Professor Ashlie Latiolais and recent M.Arch graduate Jacob Odom, both of ARCH&also, recently collaborated on a project commissioned by the Acadiana Symphony Orchestra.

'PARADE' (French, pronounced Pah-rod) was a project commissioned by the Acadiana Symphony Orchestra as part of their "Technology & Art" 17/18 concert series which premiered Friday, March 16th at the Heymann Performing Arts Center.  The piece reinterprets the 1917 ballet in Paris (also named Parade) which was considered as one of the first avant-guard collaborations between Satie, Cocteau, Massine, and Picasso for the Ballets Russes where the piece questioned what constituted 'performance' as it related to the high art of ballet.  Just over 100 years later, the 21st century reinterpretation includes collaborators Clare Cook of Basin Dance Collective for the choreography, Jon Rabalais of Focus Productions for the projection graphics and mapping, Brian Schneider of Footcandle Lighting, and Ashlie Latiolais and Jacob Odom of ARCH&also for the architectural set design.  Questions of how society has become nearly dependent upon technology and the digital world with the lack of physicality were in the forefront of the designers minds.

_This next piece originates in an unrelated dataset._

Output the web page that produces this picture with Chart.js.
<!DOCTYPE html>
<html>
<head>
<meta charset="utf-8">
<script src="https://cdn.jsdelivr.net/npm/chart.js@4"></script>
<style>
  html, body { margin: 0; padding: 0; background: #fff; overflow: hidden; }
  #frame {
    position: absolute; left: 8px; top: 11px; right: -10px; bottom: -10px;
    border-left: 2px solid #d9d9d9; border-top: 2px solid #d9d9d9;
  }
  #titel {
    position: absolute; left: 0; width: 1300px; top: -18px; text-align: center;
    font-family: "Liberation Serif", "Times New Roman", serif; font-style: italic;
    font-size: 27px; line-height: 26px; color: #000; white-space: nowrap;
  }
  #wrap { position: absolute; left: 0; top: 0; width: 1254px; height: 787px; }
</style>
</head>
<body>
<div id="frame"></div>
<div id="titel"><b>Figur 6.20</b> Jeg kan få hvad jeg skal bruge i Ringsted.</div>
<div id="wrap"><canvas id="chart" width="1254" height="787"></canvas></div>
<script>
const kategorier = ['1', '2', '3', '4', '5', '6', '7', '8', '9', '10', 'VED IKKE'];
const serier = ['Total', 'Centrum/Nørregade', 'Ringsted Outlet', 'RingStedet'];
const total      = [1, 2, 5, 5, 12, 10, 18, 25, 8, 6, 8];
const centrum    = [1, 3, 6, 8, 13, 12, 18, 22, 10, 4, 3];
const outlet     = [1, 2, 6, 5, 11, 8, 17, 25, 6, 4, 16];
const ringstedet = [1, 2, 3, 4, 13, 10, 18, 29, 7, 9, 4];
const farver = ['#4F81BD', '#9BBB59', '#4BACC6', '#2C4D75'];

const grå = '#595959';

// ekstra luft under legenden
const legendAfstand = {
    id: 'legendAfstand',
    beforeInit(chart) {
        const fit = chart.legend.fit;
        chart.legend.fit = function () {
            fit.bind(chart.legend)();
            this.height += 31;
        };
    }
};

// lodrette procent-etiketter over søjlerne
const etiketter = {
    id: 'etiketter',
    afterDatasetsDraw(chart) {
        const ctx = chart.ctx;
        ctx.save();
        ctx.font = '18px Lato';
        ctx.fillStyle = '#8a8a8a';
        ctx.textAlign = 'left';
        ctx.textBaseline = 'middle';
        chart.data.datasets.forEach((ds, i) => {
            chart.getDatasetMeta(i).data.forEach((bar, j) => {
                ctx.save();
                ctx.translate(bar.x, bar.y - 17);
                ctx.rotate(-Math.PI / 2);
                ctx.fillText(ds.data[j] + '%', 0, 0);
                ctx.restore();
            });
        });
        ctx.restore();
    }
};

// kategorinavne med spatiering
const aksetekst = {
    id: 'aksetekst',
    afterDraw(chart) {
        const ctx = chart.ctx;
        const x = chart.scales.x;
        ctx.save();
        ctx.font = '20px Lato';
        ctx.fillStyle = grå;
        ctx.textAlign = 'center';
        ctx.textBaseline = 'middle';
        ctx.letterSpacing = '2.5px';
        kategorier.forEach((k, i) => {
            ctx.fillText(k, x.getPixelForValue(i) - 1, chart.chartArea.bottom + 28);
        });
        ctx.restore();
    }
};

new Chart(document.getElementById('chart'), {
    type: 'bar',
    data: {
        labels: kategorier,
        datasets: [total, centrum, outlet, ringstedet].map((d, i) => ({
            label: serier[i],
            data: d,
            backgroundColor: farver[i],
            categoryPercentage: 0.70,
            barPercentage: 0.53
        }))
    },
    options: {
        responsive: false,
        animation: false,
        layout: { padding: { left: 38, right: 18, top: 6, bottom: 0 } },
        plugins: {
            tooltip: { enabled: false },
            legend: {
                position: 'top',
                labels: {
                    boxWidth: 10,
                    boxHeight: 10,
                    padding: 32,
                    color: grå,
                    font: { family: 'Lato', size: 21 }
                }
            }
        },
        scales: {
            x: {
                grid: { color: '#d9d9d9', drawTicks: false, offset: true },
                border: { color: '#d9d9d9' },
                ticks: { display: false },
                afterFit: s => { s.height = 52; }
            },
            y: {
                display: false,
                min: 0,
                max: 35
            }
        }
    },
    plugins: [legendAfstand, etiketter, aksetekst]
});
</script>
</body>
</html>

When developing the installation piece, considerations of adaptability and the dancer's relationship to the set was vital.  The designs flexibility suggested the dancers to interact with the installation and the fabric stretched between the frames allowed for the piece to be mapped through graphically designed projections.  The structure was an assemblage of four 5'-0" x 8'-0" steel tube panels on casters, with one anchored panel topped with a triangle alluding to the original set as designed by Picasso.  The fabrication was completed by Metal Head Inc. of Lafayette.  The integration of live symphonic music, timed choreography and projections, with custom tuned lighting created a one time opportunity to execute the piece with zero mistakes - it was well received by many throughout the community and the project will continue building on a body work in several more capacities.